- _Data segment_

══════════

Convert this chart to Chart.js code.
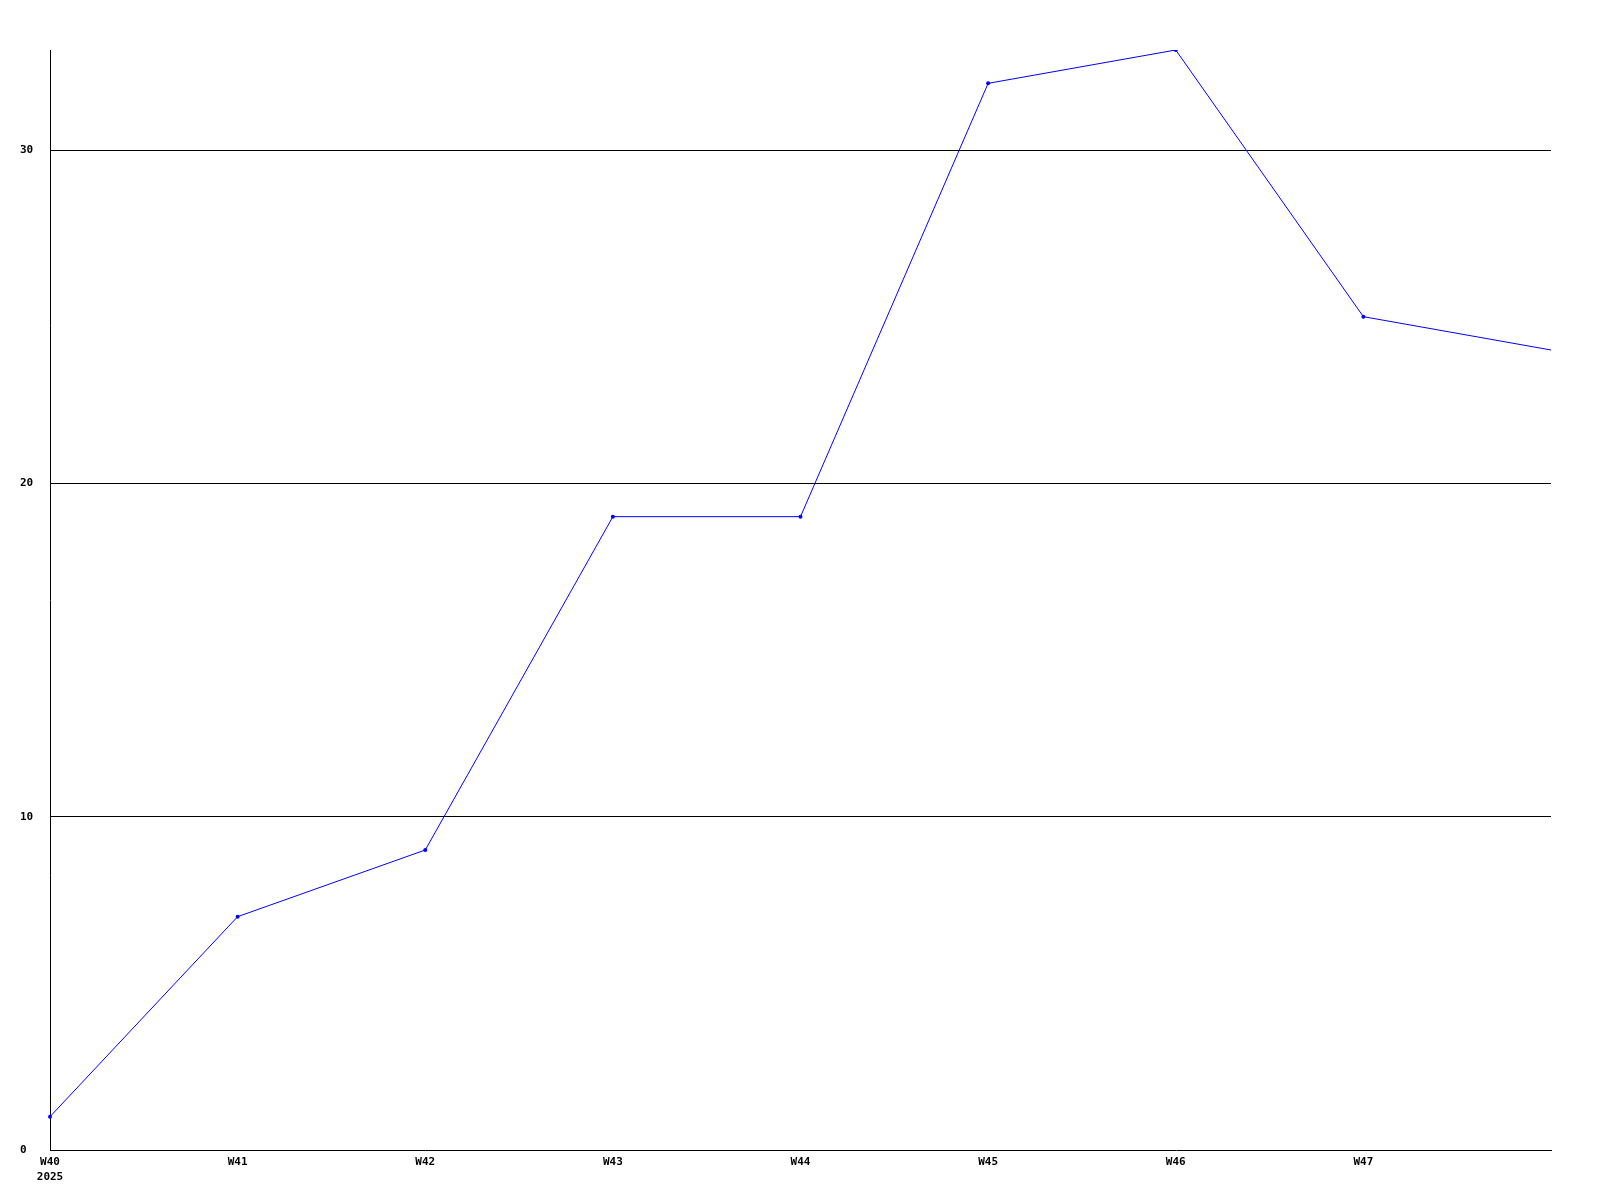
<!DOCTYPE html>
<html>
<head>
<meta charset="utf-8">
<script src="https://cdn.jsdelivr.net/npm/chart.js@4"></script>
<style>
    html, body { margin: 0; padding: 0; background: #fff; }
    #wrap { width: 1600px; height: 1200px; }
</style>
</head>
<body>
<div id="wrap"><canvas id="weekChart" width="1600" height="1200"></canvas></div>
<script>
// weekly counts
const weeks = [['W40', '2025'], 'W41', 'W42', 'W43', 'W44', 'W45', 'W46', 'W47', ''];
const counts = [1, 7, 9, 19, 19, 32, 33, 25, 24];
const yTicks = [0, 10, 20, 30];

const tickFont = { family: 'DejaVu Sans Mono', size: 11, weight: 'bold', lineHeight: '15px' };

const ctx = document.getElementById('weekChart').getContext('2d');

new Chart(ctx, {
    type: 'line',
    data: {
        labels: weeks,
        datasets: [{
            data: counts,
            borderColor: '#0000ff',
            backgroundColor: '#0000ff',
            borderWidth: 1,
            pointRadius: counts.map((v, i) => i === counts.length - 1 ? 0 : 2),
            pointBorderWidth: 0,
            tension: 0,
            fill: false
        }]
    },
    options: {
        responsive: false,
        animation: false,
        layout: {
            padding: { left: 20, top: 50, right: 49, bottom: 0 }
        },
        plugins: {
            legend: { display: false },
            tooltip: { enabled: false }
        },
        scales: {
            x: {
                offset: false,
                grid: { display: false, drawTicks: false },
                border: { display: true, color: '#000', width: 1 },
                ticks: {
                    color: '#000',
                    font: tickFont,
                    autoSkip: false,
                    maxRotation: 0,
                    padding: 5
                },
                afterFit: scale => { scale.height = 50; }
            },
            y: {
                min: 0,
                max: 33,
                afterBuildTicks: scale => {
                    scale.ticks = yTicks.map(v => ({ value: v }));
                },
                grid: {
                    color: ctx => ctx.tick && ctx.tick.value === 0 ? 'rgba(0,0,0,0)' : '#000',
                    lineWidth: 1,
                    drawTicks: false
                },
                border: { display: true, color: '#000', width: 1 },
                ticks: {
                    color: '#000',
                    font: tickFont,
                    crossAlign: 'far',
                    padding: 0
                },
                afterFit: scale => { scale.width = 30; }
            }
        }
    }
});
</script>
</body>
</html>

══════════

Make an exact copy of the lines from the top of the material through the line with "ctx = document.getElementById('weekChart').getContext('2d');", pictures excluded.

Convert this chart to Chart.js code.
<!DOCTYPE html>
<html>
<head>
<meta charset="utf-8">
<script src="https://cdn.jsdelivr.net/npm/chart.js@4"></script>
<style>
    html, body { margin: 0; padding: 0; background: #fff; }
    #wrap { width: 1600px; height: 1200px; }
</style>
</head>
<body>
<div id="wrap"><canvas id="weekChart" width="1600" height="1200"></canvas></div>
<script>
// weekly counts
const weeks = [['W40', '2025'], 'W41', 'W42', 'W43', 'W44', 'W45', 'W46', 'W47', ''];
const counts = [1, 7, 9, 19, 19, 32, 33, 25, 24];
const yTicks = [0, 10, 20, 30];

const tickFont = { family: 'DejaVu Sans Mono', size: 11, weight: 'bold', lineHeight: '15px' };

const ctx = document.getElementById('weekChart').getContext('2d');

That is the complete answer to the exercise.